A taxonomy of hinges?

Fooloso4, you’re asking what specific questions and doubts turn on “here is a hand” and concluding that because we can’t readily point to everyday occasions for saying it, it’s not functioning as a hinge. But that’s backwards. The reason we never say “here is a hand” in ordinary life is precisely because it’s a hinge. It never surfaces because it never comes into question. The absence of occasions for saying it isn’t evidence against its being a hinge. It’s the result of being one.

Your criterion treats hinges as though they do localized work, supporting specific doubts and questions the way a premise supports a conclusion. But the deepest hinges don’t work that way. They make the entire practice of questioning possible (This you don’t seem to see). Asking what specific doubts turn on “here is a hand” is like asking what specific weight the foundation holds at a particular point in a building. The foundation holds the entire structure.

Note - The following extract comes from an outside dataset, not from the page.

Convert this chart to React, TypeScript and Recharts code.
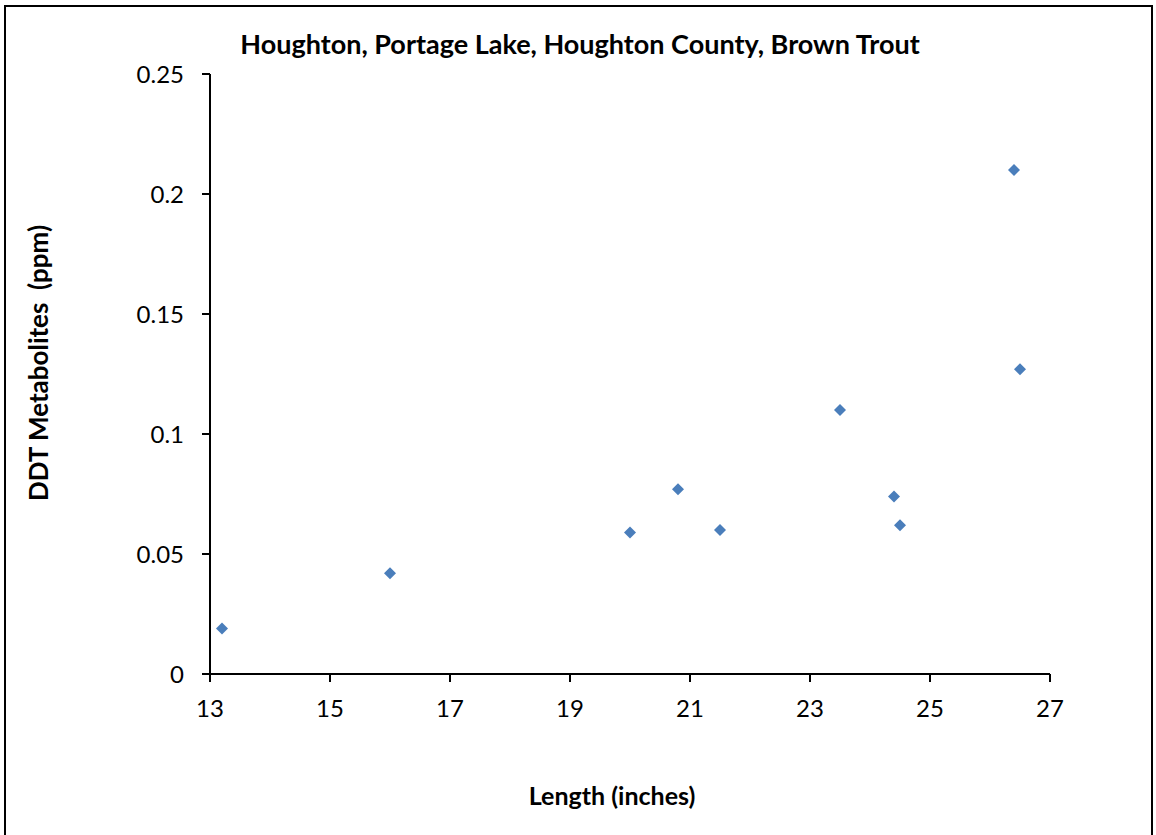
import React from 'react';
import { ScatterChart, Scatter, XAxis, YAxis, Customized } from 'recharts';

const lengths = [13.2, 16, 20, 20.8, 21.5, 23.5, 24.4, 24.5, 26.4, 26.5];
const ddtValues = [0.019, 0.042, 0.059, 0.077, 0.06, 0.11, 0.074, 0.062, 0.21, 0.127];
const xTicks = [13, 15, 17, 19, 21, 23, 25, 27];
const yTicks = [0, 0.05, 0.1, 0.15, 0.2, 0.25];

const titleText = 'Houghton, Portage Lake, Houghton County, Brown Trout';
const xLabel = 'Length (inches)';
const yLabel = 'DDT Metabolites  (ppm)';

const data = lengths.map((x, i) => ({ x, y: ddtValues[i] }));

const FONT = 'Lato, "Noto Sans", sans-serif';
const COLOR = '#4A7EBB';

const Diamond = (props: any) => {
  const { cx, cy } = props;
  const r = 6;
  return (
    <polygon
      points={`${cx},${cy - r} ${cx + r},${cy} ${cx},${cy + r} ${cx - r},${cy}`}
      fill={COLOR}
    />
  );
};

const Texts = () => (
  <g fontFamily={FONT} fontWeight="bold" fill="#000">
    <text x={580} y={54} textAnchor="middle" fontSize={27}>
      {titleText}
    </text>
    <text x={612} y={805} textAnchor="middle" fontSize={25}>
      {xLabel}
    </text>
    <text
      x={48}
      y={363}
      textAnchor="middle"
      fontSize={26}
      style={{ whiteSpace: 'pre' }}
      transform="rotate(-90, 48, 363)"
    >
      {yLabel}
    </text>
  </g>
);

export default function App() {
  return (
    <div
      style={{
        position: 'absolute',
        left: 0,
        top: 0,
        width: 1156,
        height: 835,
        overflow: 'hidden',
        background: '#fff',
      }}
    >
      <div
        style={{
          position: 'absolute',
          left: 4,
          top: 5,
          width: 1149,
          height: 900,
          border: '2px solid #000',
          boxSizing: 'border-box',
        }}
      />
      <div style={{ position: 'absolute', left: 0, top: 0 }}>
        <ScatterChart
          width={1156}
          height={835}
          margin={{ top: 74, right: 106, bottom: 131, left: 150 }}
        >
          <XAxis
            type="number"
            dataKey="x"
            domain={[13, 27]}
            ticks={xTicks}
            interval={0}
            allowDataOverflow
            height={30}
            axisLine={{ stroke: '#000', strokeWidth: 2 }}
            tickLine={{ stroke: '#000', strokeWidth: 2 }}
            tickSize={8}
            tickMargin={18}
            tick={{ fill: '#000', fontSize: 24, fontFamily: FONT }}
          />
          <YAxis
            type="number"
            dataKey="y"
            domain={[0, 0.25]}
            ticks={yTicks}
            interval={0}
            allowDataOverflow
            width={60}
            axisLine={{ stroke: '#000', strokeWidth: 2 }}
            tickLine={{ stroke: '#000', strokeWidth: 2 }}
            tickSize={8}
            tickMargin={18}
            tick={{ fill: '#000', fontSize: 24, fontFamily: FONT }}
          />
          <Scatter data={data} shape={Diamond} isAnimationActive={false} />
          <Customized component={Texts} />
        </ScatterChart>
      </div>
    </div>
  );
}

You also distinguish between hinges and “things we simply do not doubt,” as if these are separate categories. But what’s the difference supposed to be? If something is universally presupposed, never comes into question, and can’t intelligibly be doubted, on what grounds is it not a hinge? You need to say what would make something a hinge based on that interpretation, because your criterion seems to rule out the propositions Witt himself cites. OC 7 mentions chairs and doors. OC 35 mentions physical objects. If your test excludes these, the problem is with the test.

Don’t be like others who can’t admit when they’re wrong.